**Given problem**.
Print the listing that follows, character for character.

___

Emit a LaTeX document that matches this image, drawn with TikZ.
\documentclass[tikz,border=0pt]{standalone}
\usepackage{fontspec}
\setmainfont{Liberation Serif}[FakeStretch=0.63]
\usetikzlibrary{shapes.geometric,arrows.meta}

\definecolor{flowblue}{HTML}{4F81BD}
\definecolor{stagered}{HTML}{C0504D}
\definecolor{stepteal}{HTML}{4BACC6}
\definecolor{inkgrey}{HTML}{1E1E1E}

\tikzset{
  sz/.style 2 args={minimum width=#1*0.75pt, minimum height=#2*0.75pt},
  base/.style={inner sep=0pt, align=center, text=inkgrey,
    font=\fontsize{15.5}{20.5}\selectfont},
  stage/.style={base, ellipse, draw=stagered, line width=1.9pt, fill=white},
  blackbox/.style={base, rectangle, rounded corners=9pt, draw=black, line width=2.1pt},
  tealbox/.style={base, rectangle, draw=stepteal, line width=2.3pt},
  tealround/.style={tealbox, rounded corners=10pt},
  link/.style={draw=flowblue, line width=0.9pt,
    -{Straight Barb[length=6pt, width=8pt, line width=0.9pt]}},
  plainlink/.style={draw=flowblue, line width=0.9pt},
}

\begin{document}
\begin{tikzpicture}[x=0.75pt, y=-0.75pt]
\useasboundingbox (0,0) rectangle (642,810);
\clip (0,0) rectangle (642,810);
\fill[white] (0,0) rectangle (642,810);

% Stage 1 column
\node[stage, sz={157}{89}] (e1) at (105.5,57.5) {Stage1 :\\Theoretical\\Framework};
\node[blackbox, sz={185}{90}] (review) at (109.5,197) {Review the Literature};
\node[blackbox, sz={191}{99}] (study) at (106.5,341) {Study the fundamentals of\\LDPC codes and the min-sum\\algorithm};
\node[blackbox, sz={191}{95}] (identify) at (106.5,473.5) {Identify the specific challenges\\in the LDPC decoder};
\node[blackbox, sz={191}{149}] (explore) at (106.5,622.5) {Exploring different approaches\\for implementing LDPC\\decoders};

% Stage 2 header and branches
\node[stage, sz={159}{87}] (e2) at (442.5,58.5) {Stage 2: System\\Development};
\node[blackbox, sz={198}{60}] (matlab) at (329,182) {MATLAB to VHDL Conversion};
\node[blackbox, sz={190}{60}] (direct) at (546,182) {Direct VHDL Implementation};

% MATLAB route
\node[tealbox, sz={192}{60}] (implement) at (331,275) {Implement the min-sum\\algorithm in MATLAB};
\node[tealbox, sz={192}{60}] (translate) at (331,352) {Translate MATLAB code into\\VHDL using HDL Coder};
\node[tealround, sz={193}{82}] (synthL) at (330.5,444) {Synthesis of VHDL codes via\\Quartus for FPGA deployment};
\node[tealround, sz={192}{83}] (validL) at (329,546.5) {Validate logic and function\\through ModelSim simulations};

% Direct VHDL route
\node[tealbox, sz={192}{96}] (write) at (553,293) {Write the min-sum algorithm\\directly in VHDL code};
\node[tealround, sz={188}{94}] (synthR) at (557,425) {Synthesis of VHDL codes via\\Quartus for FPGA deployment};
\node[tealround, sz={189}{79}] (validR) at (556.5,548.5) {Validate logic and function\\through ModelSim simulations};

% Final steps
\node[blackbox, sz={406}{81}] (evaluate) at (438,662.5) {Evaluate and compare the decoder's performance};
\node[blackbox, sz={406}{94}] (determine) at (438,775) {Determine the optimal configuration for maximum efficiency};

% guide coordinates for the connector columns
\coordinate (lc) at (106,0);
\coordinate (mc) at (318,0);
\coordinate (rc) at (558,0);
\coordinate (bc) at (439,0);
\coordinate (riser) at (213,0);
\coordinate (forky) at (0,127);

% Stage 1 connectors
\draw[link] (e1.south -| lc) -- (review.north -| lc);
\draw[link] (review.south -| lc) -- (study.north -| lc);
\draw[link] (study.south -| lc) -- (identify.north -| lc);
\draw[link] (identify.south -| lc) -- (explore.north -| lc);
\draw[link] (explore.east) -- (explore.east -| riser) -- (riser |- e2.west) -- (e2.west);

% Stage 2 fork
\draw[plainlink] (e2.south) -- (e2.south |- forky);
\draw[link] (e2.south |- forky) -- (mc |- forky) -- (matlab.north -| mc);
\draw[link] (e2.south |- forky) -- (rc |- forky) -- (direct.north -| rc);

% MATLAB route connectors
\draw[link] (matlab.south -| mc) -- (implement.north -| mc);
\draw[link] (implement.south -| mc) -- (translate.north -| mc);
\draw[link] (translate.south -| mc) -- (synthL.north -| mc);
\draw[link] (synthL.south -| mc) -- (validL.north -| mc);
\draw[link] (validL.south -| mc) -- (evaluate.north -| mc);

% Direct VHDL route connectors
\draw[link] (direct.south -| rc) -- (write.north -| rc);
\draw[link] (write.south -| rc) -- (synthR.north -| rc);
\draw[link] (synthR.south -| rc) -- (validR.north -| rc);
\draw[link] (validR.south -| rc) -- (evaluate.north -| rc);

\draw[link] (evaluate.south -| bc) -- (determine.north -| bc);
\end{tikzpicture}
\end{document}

___

**The result**.
Emit a LaTeX document that matches this image, drawn with TikZ.
\documentclass[tikz,border=0pt]{standalone}
\usepackage{fontspec}
\setmainfont{Liberation Serif}[FakeStretch=0.63]
\usetikzlibrary{shapes.geometric,arrows.meta}

\definecolor{flowblue}{HTML}{4F81BD}
\definecolor{stagered}{HTML}{C0504D}
\definecolor{stepteal}{HTML}{4BACC6}
\definecolor{inkgrey}{HTML}{1E1E1E}

\tikzset{
  sz/.style 2 args={minimum width=#1*0.75pt, minimum height=#2*0.75pt},
  base/.style={inner sep=0pt, align=center, text=inkgrey,
    font=\fontsize{15.5}{20.5}\selectfont},
  stage/.style={base, ellipse, draw=stagered, line width=1.9pt, fill=white},
  blackbox/.style={base, rectangle, rounded corners=9pt, draw=black, line width=2.1pt},
  tealbox/.style={base, rectangle, draw=stepteal, line width=2.3pt},
  tealround/.style={tealbox, rounded corners=10pt},
  link/.style={draw=flowblue, line width=0.9pt,
    -{Straight Barb[length=6pt, width=8pt, line width=0.9pt]}},
  plainlink/.style={draw=flowblue, line width=0.9pt},
}

\begin{document}
\begin{tikzpicture}[x=0.75pt, y=-0.75pt]
\useasboundingbox (0,0) rectangle (642,810);
\clip (0,0) rectangle (642,810);
\fill[white] (0,0) rectangle (642,810);

% Stage 1 column
\node[stage, sz={157}{89}] (e1) at (105.5,57.5) {Stage1 :\\Theoretical\\Framework};
\node[blackbox, sz={185}{90}] (review) at (109.5,197) {Review the Literature};
\node[blackbox, sz={191}{99}] (study) at (106.5,341) {Study the fundamentals of\\LDPC codes and the min-sum\\algorithm};
\node[blackbox, sz={191}{95}] (identify) at (106.5,473.5) {Identify the specific challenges\\in the LDPC decoder};
\node[blackbox, sz={191}{149}] (explore) at (106.5,622.5) {Exploring different approaches\\for implementing LDPC\\decoders};

% Stage 2 header and branches
\node[stage, sz={159}{87}] (e2) at (442.5,58.5) {Stage 2: System\\Development};
\node[blackbox, sz={198}{60}] (matlab) at (329,182) {MATLAB to VHDL Conversion};
\node[blackbox, sz={190}{60}] (direct) at (546,182) {Direct VHDL Implementation};

% MATLAB route
\node[tealbox, sz={192}{60}] (implement) at (331,275) {Implement the min-sum\\algorithm in MATLAB};
\node[tealbox, sz={192}{60}] (translate) at (331,352) {Translate MATLAB code into\\VHDL using HDL Coder};
\node[tealround, sz={193}{82}] (synthL) at (330.5,444) {Synthesis of VHDL codes via\\Quartus for FPGA deployment};
\node[tealround, sz={192}{83}] (validL) at (329,546.5) {Validate logic and function\\through ModelSim simulations};

% Direct VHDL route
\node[tealbox, sz={192}{96}] (write) at (553,293) {Write the min-sum algorithm\\directly in VHDL code};
\node[tealround, sz={188}{94}] (synthR) at (557,425) {Synthesis of VHDL codes via\\Quartus for FPGA deployment};
\node[tealround, sz={189}{79}] (validR) at (556.5,548.5) {Validate logic and function\\through ModelSim simulations};

% Final steps
\node[blackbox, sz={406}{81}] (evaluate) at (438,662.5) {Evaluate and compare the decoder's performance};
\node[blackbox, sz={406}{94}] (determine) at (438,775) {Determine the optimal configuration for maximum efficiency};

% guide coordinates for the connector columns
\coordinate (lc) at (106,0);
\coordinate (mc) at (318,0);
\coordinate (rc) at (558,0);
\coordinate (bc) at (439,0);
\coordinate (riser) at (213,0);
\coordinate (forky) at (0,127);

% Stage 1 connectors
\draw[link] (e1.south -| lc) -- (review.north -| lc);
\draw[link] (review.south -| lc) -- (study.north -| lc);
\draw[link] (study.south -| lc) -- (identify.north -| lc);
\draw[link] (identify.south -| lc) -- (explore.north -| lc);
\draw[link] (explore.east) -- (explore.east -| riser) -- (riser |- e2.west) -- (e2.west);

% Stage 2 fork
\draw[plainlink] (e2.south) -- (e2.south |- forky);
\draw[link] (e2.south |- forky) -- (mc |- forky) -- (matlab.north -| mc);
\draw[link] (e2.south |- forky) -- (rc |- forky) -- (direct.north -| rc);

% MATLAB route connectors
\draw[link] (matlab.south -| mc) -- (implement.north -| mc);
\draw[link] (implement.south -| mc) -- (translate.north -| mc);
\draw[link] (translate.south -| mc) -- (synthL.north -| mc);
\draw[link] (synthL.south -| mc) -- (validL.north -| mc);
\draw[link] (validL.south -| mc) -- (evaluate.north -| mc);

% Direct VHDL route connectors
\draw[link] (direct.south -| rc) -- (write.north -| rc);
\draw[link] (write.south -| rc) -- (synthR.north -| rc);
\draw[link] (synthR.south -| rc) -- (validR.north -| rc);
\draw[link] (validR.south -| rc) -- (evaluate.north -| rc);

\draw[link] (evaluate.south -| bc) -- (determine.north -| bc);
\end{tikzpicture}
\end{document}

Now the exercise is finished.